*Do this*. Without the pictures, write out all the lines below exactly as they appear.

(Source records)
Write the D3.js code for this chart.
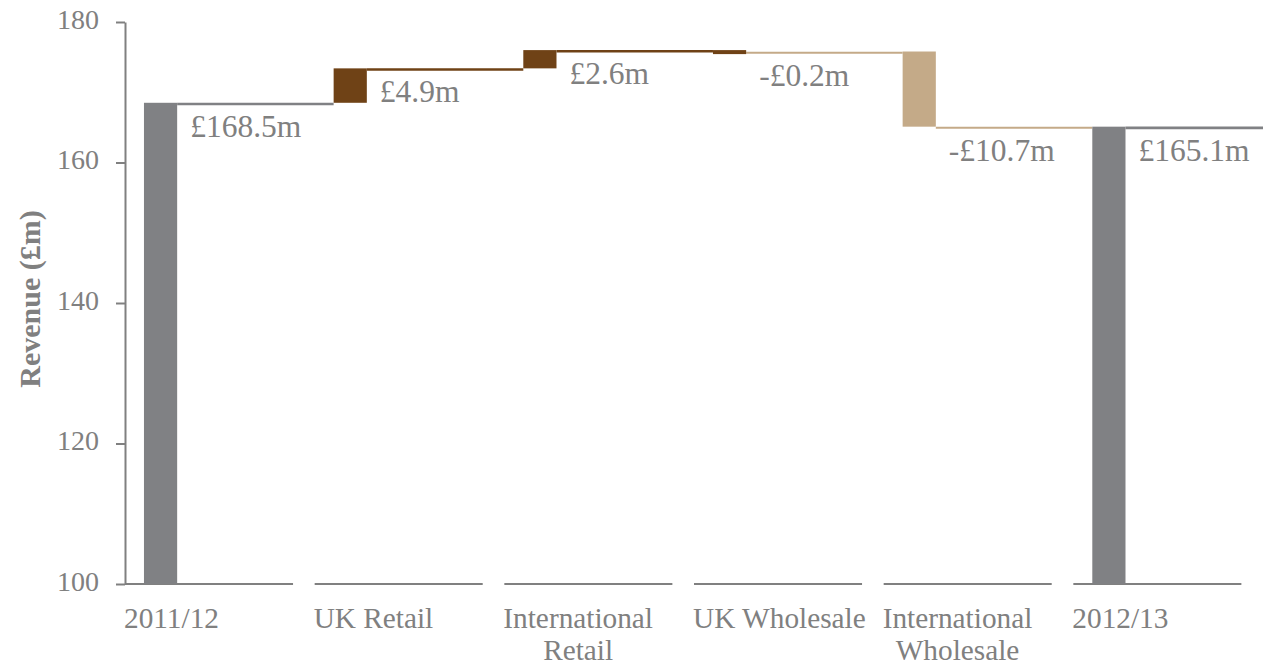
<!DOCTYPE html>
<html>
<head>
<meta charset="utf-8">
<script src="https://cdn.jsdelivr.net/npm/d3@7"></script>
<style>
  html, body { margin: 0; padding: 0; background: #fff; }
  svg { display: block; font-family: "Liberation Serif", "Times New Roman", serif; }
</style>
</head>
<body>
<svg id="chart" width="1263" height="668"></svg>
<script>
// ---- data ----
const categories = ["2011/12", "UK Retail", "International\nRetail", "UK Wholesale", "International\nWholesale", "2012/13"];
const changes = [168.5, 4.9, 2.6, -0.2, -10.7, 165.1];
const kinds = ["total", "delta", "delta", "delta", "delta", "total"];
const valueLabels = ["£168.5m", "£4.9m", "£2.6m", "-£0.2m", "-£10.7m", "£165.1m"];
const yTicks = [100, 120, 140, 160, 180];
const yTitle = "Revenue (£m)";

// ---- styles ----
const TEXT = "#808080";
const GREY = "#808184";
const BROWN = "#6f4216";
const TAN = "#c4aa88";
const barColors = [GREY, BROWN, BROWN, BROWN, TAN, GREY];
const connColors = [GREY, BROWN, BROWN, TAN, TAN, GREY];

// ---- compute waterfall ----
let running = 0;
const bars = categories.map((c, i) => {
  let y0, y1;
  if (kinds[i] === "total") { y0 = 100; y1 = changes[i]; running = changes[i]; }
  else { y0 = running; y1 = running + changes[i]; running = y1; }
  return { cat: c, i, y0, y1, end: kinds[i] === "total" ? changes[i] : y1 };
});

const svg = d3.select("#chart");
const mLeft = 125, mRight = 1263, mTop = 22, mBottom = 584;

const x = d3.scaleBand().domain(categories).range([mLeft, mRight]).padding(0);
const y = d3.scaleLinear().domain([100, 180]).range([mBottom, mTop]);
const bw = x.bandwidth();
const barOff = bw * 0.1, barW = bw * 0.175;

// y axis
const yAxis = svg.append("g")
  .attr("transform", `translate(${mLeft},0)`)
  .call(d3.axisLeft(y).tickValues(yTicks).tickSize(9).tickSizeOuter(0).tickPadding(17));
yAxis.select(".domain").attr("stroke", TEXT).attr("stroke-width", 2);
yAxis.selectAll(".tick line").attr("stroke", TEXT).attr("stroke-width", 2);
yAxis.selectAll(".tick text")
  .attr("fill", TEXT).attr("font-size", 28)
  .attr("font-family", "Liberation Serif").attr("dy", "0.22em");

// y title
svg.append("text")
  .attr("transform", `translate(40,${(mTop + mBottom) / 2 - 4}) rotate(-90)`)
  .attr("text-anchor", "middle")
  .attr("font-size", 30).attr("font-weight", "bold").attr("fill", TEXT)
  .text(yTitle);

// category baseline segments
svg.append("g").selectAll("line").data(categories).join("line")
  .attr("x1", d => x(d)).attr("x2", d => x(d) + bw * 0.886)
  .attr("y1", mBottom).attr("y2", mBottom)
  .attr("stroke", TEXT).attr("stroke-width", 2);

// connectors
svg.append("g").selectAll("line").data(bars).join("line")
  .attr("x1", d => x(d.cat) + barOff + barW)
  .attr("x2", d => d.i < categories.length - 1 ? x(categories[d.i + 1]) + barOff : mRight)
  .attr("y1", d => y(d.end) + 1.2).attr("y2", d => y(d.end) + 1.2)
  .attr("stroke", d => connColors[d.i]).attr("stroke-width", d => connColors[d.i] === TAN ? 2 : 2.6);

// bars
svg.append("g").selectAll("rect").data(bars).join("rect")
  .attr("x", d => x(d.cat) + barOff)
  .attr("width", barW)
  .attr("y", d => Math.min(y(d.y0), y(d.y1)))
  .attr("height", d => Math.max(4, Math.abs(y(d.y0) - y(d.y1))))
  .attr("fill", d => barColors[d.i]);

// value labels
svg.append("g").selectAll("text").data(bars).join("text")
  .attr("x", d => x(d.cat) + barOff + barW + 13)
  .attr("y", d => y(d.end) + 34)
  .attr("font-size", 31.5).attr("fill", TEXT)
  .text(d => valueLabels[d.i]);

// category labels (left-aligned block, lines centred within block)
const catG = svg.append("g");
categories.forEach(c => {
  const lines = c.split("\n");
  const g = catG.append("g");
  const texts = lines.map((ln, k) => g.append("text")
    .attr("y", 628 + k * 32)
    .attr("font-size", 29.3).attr("fill", TEXT)
    .attr("text-anchor", "middle")
    .text(ln));
  const maxW = d3.max(texts, t => t.node().getComputedTextLength());
  texts.forEach(t => t.attr("x", x(c) + maxW / 2 - 1));
});
</script>
</body>
</html>
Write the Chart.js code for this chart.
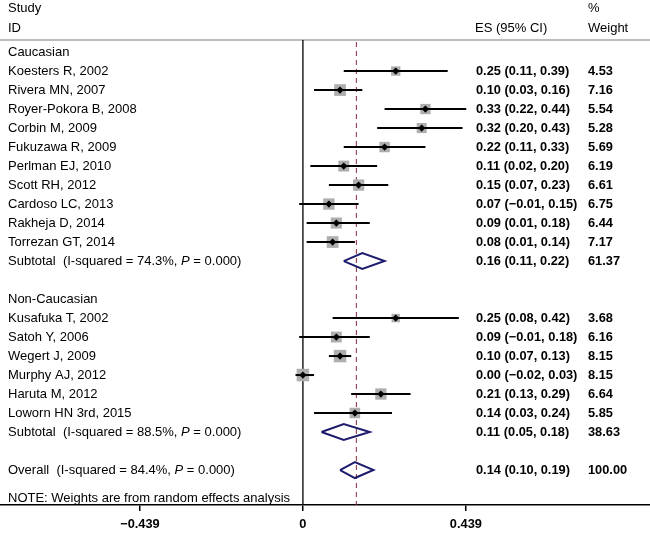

*Output of the task*.
Write the D3.js code for this chart.
<!DOCTYPE html>
<html>
<head>
<meta charset="utf-8">
<script src="https://cdn.jsdelivr.net/npm/d3@7"></script>
<style>
  html, body { margin: 0; padding: 0; background: #fff; }
  svg { display: block; font-family: "Liberation Serif", "Times New Roman", serif; }
</style>
</head>
<body>
<svg id="chart" width="1263" height="668"></svg>
<script>
// ---- data ----
const categories = ["2011/12", "UK Retail", "International\nRetail", "UK Wholesale", "International\nWholesale", "2012/13"];
const changes = [168.5, 4.9, 2.6, -0.2, -10.7, 165.1];
const kinds = ["total", "delta", "delta", "delta", "delta", "total"];
const valueLabels = ["£168.5m", "£4.9m", "£2.6m", "-£0.2m", "-£10.7m", "£165.1m"];
const yTicks = [100, 120, 140, 160, 180];
const yTitle = "Revenue (£m)";

// ---- styles ----
const TEXT = "#808080";
const GREY = "#808184";
const BROWN = "#6f4216";
const TAN = "#c4aa88";
const barColors = [GREY, BROWN, BROWN, BROWN, TAN, GREY];
const connColors = [GREY, BROWN, BROWN, TAN, TAN, GREY];

// ---- compute waterfall ----
let running = 0;
const bars = categories.map((c, i) => {
  let y0, y1;
  if (kinds[i] === "total") { y0 = 100; y1 = changes[i]; running = changes[i]; }
  else { y0 = running; y1 = running + changes[i]; running = y1; }
  return { cat: c, i, y0, y1, end: kinds[i] === "total" ? changes[i] : y1 };
});

const svg = d3.select("#chart");
const mLeft = 125, mRight = 1263, mTop = 22, mBottom = 584;

const x = d3.scaleBand().domain(categories).range([mLeft, mRight]).padding(0);
const y = d3.scaleLinear().domain([100, 180]).range([mBottom, mTop]);
const bw = x.bandwidth();
const barOff = bw * 0.1, barW = bw * 0.175;

// y axis
const yAxis = svg.append("g")
  .attr("transform", `translate(${mLeft},0)`)
  .call(d3.axisLeft(y).tickValues(yTicks).tickSize(9).tickSizeOuter(0).tickPadding(17));
yAxis.select(".domain").attr("stroke", TEXT).attr("stroke-width", 2);
yAxis.selectAll(".tick line").attr("stroke", TEXT).attr("stroke-width", 2);
yAxis.selectAll(".tick text")
  .attr("fill", TEXT).attr("font-size", 28)
  .attr("font-family", "Liberation Serif").attr("dy", "0.22em");

// y title
svg.append("text")
  .attr("transform", `translate(40,${(mTop + mBottom) / 2 - 4}) rotate(-90)`)
  .attr("text-anchor", "middle")
  .attr("font-size", 30).attr("font-weight", "bold").attr("fill", TEXT)
  .text(yTitle);

// category baseline segments
svg.append("g").selectAll("line").data(categories).join("line")
  .attr("x1", d => x(d)).attr("x2", d => x(d) + bw * 0.886)
  .attr("y1", mBottom).attr("y2", mBottom)
  .attr("stroke", TEXT).attr("stroke-width", 2);

// connectors
svg.append("g").selectAll("line").data(bars).join("line")
  .attr("x1", d => x(d.cat) + barOff + barW)
  .attr("x2", d => d.i < categories.length - 1 ? x(categories[d.i + 1]) + barOff : mRight)
  .attr("y1", d => y(d.end) + 1.2).attr("y2", d => y(d.end) + 1.2)
  .attr("stroke", d => connColors[d.i]).attr("stroke-width", d => connColors[d.i] === TAN ? 2 : 2.6);

// bars
svg.append("g").selectAll("rect").data(bars).join("rect")
  .attr("x", d => x(d.cat) + barOff)
  .attr("width", barW)
  .attr("y", d => Math.min(y(d.y0), y(d.y1)))
  .attr("height", d => Math.max(4, Math.abs(y(d.y0) - y(d.y1))))
  .attr("fill", d => barColors[d.i]);

// value labels
svg.append("g").selectAll("text").data(bars).join("text")
  .attr("x", d => x(d.cat) + barOff + barW + 13)
  .attr("y", d => y(d.end) + 34)
  .attr("font-size", 31.5).attr("fill", TEXT)
  .text(d => valueLabels[d.i]);

// category labels (left-aligned block, lines centred within block)
const catG = svg.append("g");
categories.forEach(c => {
  const lines = c.split("\n");
  const g = catG.append("g");
  const texts = lines.map((ln, k) => g.append("text")
    .attr("y", 628 + k * 32)
    .attr("font-size", 29.3).attr("fill", TEXT)
    .attr("text-anchor", "middle")
    .text(ln));
  const maxW = d3.max(texts, t => t.node().getComputedTextLength());
  texts.forEach(t => t.attr("x", x(c) + maxW / 2 - 1));
});
</script>
</body>
</html>
Write the Chart.js code for this chart.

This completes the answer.